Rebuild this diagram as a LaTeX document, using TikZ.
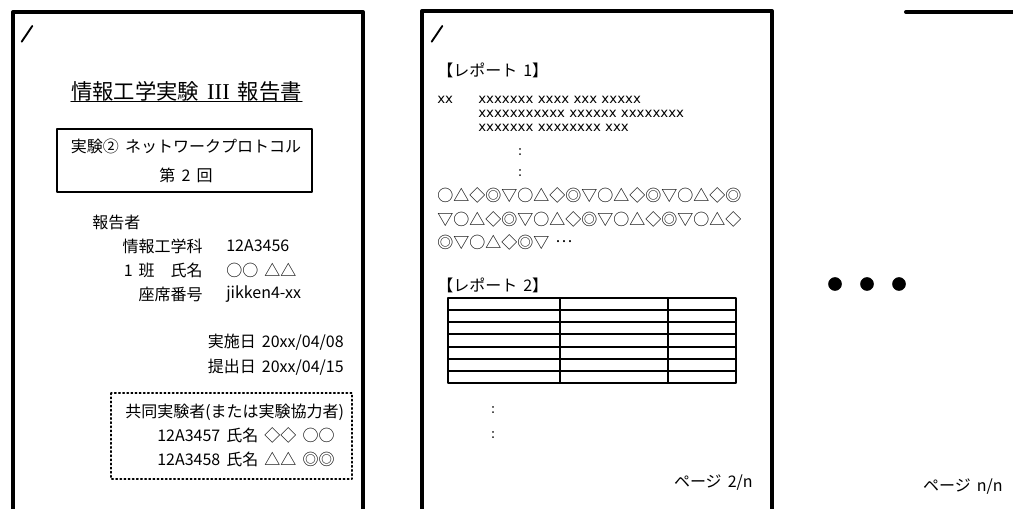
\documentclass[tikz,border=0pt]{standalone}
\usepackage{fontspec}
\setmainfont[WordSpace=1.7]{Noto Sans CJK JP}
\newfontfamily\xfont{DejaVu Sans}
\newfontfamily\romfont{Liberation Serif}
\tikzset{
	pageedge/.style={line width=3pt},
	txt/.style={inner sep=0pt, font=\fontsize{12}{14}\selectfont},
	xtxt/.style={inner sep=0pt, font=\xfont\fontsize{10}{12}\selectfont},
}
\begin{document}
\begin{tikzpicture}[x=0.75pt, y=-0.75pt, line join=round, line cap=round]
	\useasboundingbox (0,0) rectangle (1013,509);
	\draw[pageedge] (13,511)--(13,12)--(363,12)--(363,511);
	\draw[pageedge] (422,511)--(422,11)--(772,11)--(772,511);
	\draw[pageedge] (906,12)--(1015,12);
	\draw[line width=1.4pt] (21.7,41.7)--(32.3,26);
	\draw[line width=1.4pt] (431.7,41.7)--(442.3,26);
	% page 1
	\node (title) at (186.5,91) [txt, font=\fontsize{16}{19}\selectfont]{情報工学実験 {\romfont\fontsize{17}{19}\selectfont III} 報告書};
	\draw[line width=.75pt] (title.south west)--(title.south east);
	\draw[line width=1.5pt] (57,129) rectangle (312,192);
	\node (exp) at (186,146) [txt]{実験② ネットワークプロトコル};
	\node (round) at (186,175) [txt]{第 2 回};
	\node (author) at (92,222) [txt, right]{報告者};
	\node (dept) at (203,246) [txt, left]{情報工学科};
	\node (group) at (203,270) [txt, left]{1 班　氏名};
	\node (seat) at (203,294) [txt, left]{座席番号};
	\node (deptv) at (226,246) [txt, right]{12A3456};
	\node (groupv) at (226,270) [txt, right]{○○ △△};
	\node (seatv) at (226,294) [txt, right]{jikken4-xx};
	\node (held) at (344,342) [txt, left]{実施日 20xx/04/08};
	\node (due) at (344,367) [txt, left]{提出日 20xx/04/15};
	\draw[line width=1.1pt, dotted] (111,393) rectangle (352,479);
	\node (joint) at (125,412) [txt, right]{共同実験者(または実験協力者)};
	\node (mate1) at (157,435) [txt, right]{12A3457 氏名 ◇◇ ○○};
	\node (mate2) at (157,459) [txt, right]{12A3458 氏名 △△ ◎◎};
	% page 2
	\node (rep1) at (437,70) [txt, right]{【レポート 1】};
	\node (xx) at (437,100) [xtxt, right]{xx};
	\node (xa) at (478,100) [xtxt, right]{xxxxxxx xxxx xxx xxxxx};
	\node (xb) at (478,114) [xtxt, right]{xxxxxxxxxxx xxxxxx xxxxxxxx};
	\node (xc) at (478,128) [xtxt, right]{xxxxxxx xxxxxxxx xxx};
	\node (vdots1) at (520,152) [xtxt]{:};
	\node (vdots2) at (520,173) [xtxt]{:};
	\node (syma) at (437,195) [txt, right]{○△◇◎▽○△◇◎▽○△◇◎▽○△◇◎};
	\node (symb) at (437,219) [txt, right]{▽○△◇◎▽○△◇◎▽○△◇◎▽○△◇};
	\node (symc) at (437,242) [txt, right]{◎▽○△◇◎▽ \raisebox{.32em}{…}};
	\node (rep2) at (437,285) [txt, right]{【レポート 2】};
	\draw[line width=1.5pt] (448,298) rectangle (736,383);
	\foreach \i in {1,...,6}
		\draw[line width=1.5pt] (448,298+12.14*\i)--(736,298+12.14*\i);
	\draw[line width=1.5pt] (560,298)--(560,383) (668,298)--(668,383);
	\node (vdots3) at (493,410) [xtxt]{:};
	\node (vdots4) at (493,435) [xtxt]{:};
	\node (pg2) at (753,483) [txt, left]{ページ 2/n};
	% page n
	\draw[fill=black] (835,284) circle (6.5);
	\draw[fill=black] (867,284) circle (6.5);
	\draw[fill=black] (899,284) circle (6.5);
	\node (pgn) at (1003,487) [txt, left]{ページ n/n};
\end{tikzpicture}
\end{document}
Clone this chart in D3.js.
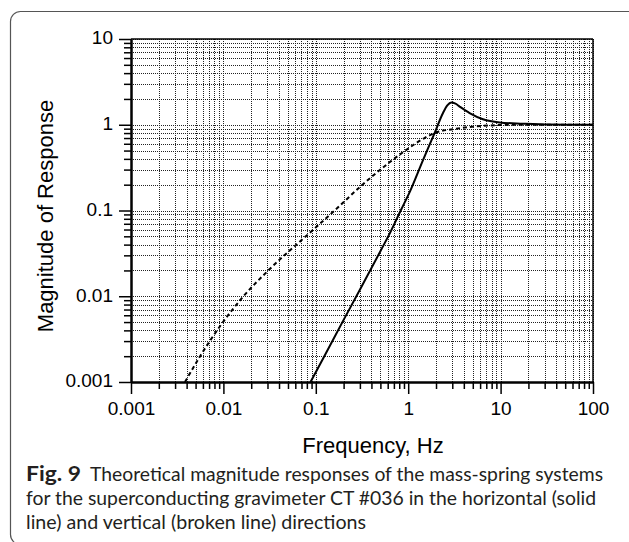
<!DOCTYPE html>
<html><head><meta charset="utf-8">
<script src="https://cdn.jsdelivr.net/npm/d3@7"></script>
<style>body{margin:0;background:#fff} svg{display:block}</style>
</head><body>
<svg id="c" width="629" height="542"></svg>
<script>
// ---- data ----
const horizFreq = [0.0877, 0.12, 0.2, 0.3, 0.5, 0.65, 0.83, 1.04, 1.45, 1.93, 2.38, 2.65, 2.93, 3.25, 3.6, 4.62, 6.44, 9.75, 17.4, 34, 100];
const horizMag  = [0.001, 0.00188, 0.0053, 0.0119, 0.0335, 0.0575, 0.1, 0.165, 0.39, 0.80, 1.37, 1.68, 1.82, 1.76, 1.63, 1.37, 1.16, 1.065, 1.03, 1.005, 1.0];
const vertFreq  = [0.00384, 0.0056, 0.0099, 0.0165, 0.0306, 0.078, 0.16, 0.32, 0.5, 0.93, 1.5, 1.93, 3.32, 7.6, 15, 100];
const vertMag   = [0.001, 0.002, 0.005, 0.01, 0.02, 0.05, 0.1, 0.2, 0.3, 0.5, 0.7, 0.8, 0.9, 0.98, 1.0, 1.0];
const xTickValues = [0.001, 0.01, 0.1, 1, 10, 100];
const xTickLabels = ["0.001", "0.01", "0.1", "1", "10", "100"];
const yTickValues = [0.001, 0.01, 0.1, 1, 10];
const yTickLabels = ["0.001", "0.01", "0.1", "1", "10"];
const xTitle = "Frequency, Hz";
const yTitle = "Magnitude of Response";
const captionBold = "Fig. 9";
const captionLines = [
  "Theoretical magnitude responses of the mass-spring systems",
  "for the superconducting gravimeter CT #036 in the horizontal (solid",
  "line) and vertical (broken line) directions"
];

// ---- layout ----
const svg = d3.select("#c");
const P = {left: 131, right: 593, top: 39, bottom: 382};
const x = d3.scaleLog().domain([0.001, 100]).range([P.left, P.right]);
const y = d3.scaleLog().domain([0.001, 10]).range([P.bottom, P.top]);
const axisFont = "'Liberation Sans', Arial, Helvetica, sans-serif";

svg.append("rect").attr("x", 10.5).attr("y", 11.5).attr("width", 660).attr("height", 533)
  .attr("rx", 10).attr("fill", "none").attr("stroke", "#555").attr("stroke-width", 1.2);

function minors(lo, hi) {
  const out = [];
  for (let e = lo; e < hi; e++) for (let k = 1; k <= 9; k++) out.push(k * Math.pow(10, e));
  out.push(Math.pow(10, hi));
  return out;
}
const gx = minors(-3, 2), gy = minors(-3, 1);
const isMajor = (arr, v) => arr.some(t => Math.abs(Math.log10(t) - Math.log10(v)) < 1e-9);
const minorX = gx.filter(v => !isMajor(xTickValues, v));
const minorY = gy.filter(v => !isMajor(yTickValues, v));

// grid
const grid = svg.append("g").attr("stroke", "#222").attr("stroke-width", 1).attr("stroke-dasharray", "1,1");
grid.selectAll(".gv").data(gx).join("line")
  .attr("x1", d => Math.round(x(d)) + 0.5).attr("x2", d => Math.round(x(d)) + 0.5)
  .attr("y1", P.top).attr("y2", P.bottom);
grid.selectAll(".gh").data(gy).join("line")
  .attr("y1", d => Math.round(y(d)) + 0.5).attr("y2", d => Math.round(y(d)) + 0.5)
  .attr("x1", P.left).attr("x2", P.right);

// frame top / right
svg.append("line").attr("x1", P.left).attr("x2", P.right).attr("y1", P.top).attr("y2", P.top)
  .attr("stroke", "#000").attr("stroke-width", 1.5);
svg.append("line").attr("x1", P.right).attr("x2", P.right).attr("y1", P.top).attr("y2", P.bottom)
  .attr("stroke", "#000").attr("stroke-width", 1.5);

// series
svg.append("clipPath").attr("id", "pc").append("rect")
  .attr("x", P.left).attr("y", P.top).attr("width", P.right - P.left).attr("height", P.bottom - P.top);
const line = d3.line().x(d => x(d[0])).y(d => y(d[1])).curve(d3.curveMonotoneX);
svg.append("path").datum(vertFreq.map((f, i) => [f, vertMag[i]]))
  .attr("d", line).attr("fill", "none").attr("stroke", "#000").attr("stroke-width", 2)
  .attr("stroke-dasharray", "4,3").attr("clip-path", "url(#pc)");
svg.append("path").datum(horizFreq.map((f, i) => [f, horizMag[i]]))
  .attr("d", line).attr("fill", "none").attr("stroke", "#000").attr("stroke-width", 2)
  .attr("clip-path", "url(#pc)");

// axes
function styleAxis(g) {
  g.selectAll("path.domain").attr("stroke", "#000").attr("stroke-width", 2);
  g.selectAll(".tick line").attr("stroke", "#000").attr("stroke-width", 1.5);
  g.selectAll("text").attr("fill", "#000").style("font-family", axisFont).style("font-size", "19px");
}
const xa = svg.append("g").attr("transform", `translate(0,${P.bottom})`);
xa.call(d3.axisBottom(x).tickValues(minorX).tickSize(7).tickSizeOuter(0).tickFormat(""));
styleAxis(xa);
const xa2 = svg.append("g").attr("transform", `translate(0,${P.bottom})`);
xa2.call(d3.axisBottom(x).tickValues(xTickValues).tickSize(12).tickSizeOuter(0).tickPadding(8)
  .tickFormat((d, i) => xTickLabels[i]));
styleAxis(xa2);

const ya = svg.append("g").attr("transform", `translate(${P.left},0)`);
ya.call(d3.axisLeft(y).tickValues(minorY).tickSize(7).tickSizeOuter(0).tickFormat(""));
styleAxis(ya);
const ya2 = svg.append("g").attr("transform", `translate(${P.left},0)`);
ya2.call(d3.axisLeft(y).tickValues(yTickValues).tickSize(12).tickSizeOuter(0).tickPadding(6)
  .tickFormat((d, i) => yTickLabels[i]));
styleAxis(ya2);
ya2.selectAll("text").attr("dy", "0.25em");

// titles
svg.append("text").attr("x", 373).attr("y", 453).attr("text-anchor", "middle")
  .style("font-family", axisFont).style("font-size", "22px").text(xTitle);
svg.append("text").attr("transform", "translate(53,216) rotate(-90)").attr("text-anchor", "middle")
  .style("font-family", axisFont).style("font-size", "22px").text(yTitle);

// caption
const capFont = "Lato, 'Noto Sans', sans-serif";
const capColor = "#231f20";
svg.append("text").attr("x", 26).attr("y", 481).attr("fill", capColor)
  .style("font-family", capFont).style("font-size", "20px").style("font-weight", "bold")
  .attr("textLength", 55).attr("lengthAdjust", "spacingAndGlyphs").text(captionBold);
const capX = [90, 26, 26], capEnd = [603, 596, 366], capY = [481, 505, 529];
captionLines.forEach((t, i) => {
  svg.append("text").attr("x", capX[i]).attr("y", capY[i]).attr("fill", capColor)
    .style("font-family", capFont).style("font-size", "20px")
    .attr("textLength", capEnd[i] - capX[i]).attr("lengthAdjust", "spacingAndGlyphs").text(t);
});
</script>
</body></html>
☆ ☆ ☆
Written problem:
Identify every line above with the string "this" in it. Copy those lines.

Response:
Rebuild this diagram as a LaTeX document, using TikZ.
Clone this chart in D3.js.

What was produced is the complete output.